Under federal regulations, employers with 20 or more employers are subject to COBRA requirements. This is nothing new – COBRA has been around since 1985. What is new, however, is the question being raised by new a new law that makes it easier for small employers to band together to qualify for Association Health Plan group rates. Does doing so mean that small employers are now subject to federal COBRA requirements?
It’s a tricky question with serious consequences, so we’ve put together some information to help you get to the bottom of it.
The New Association Health Plan Rules
The Department of Labor recently published a Final Rule regarding Association Health Plans (AHPs). According to the DOL Fact Sheet, the Final Rule impacts small business owners, as well as the employees of small businesses and the family members of working owners and employees. It expands upon previous AHP rules to create new options and is expected to impact millions of Americans.
According to the DOL’s Association Health Plans: ERISA Compliance Assistance, “AHPs and other covered group health plans must comply with health care continuation coverage provisions under the Consolidated Omnibus Budget Reconciliation Act of 1985 (COBRA), and the health care protections provided in the Health Insurance Portability and Accountability Act (HIPAA), the Affordable Care Act, the Mental Health Parity and Addiction Equity Act, and other group health plan laws.”
An Association Health Plan allows a group or association of employers to collectively sponsor a group health plan to provide coverage to employees of the various member groups. This is considered an ERISA-covered plan, and it is simultaneously a group health plan and a multiple employer welfare arrangement (MEWA).
COBRA Compliance Issues
Federal COBRA regulations apply to employers with 20 or more employees.
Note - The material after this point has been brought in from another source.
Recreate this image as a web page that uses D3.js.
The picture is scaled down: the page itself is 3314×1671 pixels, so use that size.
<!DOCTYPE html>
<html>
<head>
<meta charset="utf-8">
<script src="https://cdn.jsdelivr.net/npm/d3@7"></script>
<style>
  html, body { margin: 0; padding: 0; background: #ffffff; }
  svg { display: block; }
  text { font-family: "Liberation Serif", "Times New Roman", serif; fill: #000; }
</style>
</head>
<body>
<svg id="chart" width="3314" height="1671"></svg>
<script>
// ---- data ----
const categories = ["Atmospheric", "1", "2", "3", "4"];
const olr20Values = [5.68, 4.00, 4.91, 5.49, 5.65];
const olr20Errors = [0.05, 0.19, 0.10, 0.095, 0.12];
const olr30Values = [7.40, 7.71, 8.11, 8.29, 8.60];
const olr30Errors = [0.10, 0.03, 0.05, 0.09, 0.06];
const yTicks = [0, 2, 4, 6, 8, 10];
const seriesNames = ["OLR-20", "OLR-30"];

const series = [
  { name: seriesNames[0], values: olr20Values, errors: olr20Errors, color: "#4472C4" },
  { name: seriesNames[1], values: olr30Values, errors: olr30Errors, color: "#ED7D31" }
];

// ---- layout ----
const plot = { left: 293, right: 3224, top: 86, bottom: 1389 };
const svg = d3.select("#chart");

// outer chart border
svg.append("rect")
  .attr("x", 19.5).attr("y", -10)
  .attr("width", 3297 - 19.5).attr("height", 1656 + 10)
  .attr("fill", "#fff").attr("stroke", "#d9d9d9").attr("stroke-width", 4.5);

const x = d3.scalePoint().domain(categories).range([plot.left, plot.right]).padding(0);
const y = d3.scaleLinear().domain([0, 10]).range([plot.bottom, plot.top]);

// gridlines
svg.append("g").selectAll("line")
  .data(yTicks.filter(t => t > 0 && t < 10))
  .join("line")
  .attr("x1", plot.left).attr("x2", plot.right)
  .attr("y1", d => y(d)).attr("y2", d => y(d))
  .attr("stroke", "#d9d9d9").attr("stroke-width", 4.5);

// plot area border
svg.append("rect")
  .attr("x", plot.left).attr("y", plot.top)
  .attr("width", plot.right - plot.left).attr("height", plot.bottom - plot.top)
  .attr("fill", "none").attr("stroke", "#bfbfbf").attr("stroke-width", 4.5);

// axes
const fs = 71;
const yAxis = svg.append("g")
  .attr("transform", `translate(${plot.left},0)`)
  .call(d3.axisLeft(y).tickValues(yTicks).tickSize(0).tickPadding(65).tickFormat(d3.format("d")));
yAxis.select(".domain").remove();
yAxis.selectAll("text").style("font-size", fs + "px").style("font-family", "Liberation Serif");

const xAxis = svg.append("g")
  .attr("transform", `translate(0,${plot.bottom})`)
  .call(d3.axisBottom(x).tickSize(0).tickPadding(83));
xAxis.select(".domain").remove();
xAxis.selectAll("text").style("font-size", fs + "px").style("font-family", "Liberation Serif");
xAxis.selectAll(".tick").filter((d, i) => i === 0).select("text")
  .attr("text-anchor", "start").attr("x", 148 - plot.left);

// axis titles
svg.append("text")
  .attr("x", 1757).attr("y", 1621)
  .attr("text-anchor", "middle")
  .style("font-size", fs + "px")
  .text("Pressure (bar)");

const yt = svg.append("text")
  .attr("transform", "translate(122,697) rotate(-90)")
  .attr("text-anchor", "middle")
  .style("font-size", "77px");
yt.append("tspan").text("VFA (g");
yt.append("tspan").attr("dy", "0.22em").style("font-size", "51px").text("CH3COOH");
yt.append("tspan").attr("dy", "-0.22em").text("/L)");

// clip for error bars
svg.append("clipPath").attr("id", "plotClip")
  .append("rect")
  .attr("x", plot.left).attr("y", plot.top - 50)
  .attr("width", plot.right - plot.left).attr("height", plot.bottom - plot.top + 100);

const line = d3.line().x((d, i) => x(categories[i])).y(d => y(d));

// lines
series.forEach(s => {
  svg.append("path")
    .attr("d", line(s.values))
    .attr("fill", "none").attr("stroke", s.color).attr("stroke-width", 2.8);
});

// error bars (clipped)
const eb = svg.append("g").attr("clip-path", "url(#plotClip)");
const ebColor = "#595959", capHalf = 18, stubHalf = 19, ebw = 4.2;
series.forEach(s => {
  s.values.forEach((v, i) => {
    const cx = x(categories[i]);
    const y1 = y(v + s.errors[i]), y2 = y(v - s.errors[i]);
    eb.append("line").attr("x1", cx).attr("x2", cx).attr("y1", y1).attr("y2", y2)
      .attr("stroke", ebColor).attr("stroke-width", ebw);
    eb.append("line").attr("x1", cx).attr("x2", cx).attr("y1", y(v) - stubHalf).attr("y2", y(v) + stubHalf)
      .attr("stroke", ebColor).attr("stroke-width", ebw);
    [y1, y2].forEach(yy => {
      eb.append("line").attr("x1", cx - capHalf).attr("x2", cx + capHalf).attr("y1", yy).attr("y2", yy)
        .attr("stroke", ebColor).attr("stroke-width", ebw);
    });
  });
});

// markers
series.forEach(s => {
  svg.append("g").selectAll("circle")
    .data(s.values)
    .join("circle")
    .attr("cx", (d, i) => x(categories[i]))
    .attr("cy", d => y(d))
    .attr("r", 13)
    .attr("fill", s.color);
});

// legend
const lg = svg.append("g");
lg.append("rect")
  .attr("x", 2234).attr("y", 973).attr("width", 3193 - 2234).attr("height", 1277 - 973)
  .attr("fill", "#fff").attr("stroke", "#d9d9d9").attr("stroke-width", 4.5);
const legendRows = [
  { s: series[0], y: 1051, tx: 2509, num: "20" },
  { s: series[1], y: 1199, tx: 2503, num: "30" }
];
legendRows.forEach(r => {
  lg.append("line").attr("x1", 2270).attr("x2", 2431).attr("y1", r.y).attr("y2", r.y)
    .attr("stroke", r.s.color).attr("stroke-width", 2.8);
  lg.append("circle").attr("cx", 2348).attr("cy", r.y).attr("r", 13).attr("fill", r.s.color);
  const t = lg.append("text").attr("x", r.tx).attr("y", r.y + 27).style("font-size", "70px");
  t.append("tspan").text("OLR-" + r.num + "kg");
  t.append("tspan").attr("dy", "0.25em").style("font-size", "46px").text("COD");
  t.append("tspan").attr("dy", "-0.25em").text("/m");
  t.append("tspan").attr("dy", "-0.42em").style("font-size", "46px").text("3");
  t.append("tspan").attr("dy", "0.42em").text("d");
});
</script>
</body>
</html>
To determine whether an employer is subject to COBRA, part-time employees are included as a fraction of a full-time employee based on hours worked.
However, when employers combine forces to offer a group health plan, this gets more complicated.
The DOL clearly affirms that AHAs are considered MEWAs and are subject to ERISA compliance. So what does this mean for COBRA?
While MEWAs have advantages, they also have drawbacks. As Bloomberg BNA explains, various states have taken steps to regulate MEWAs and AHPs, and they don’t want the new rule to challenge that. An AHP’s status as a MEWA may have significant implications in states with strict regulations.
Additionally, if a MEWA is interpreted as a single plan, this could impact whether members – who may have fewer than 20 employees each but 20 or more employees total – are subject to COBRA.
This information is meant to raise awareness of emerging issues. It is not legal advice. Employers interested in pursuing AHP options should consult with legal counsel. We will keep you posted if and when more guidance is posted by the DOL.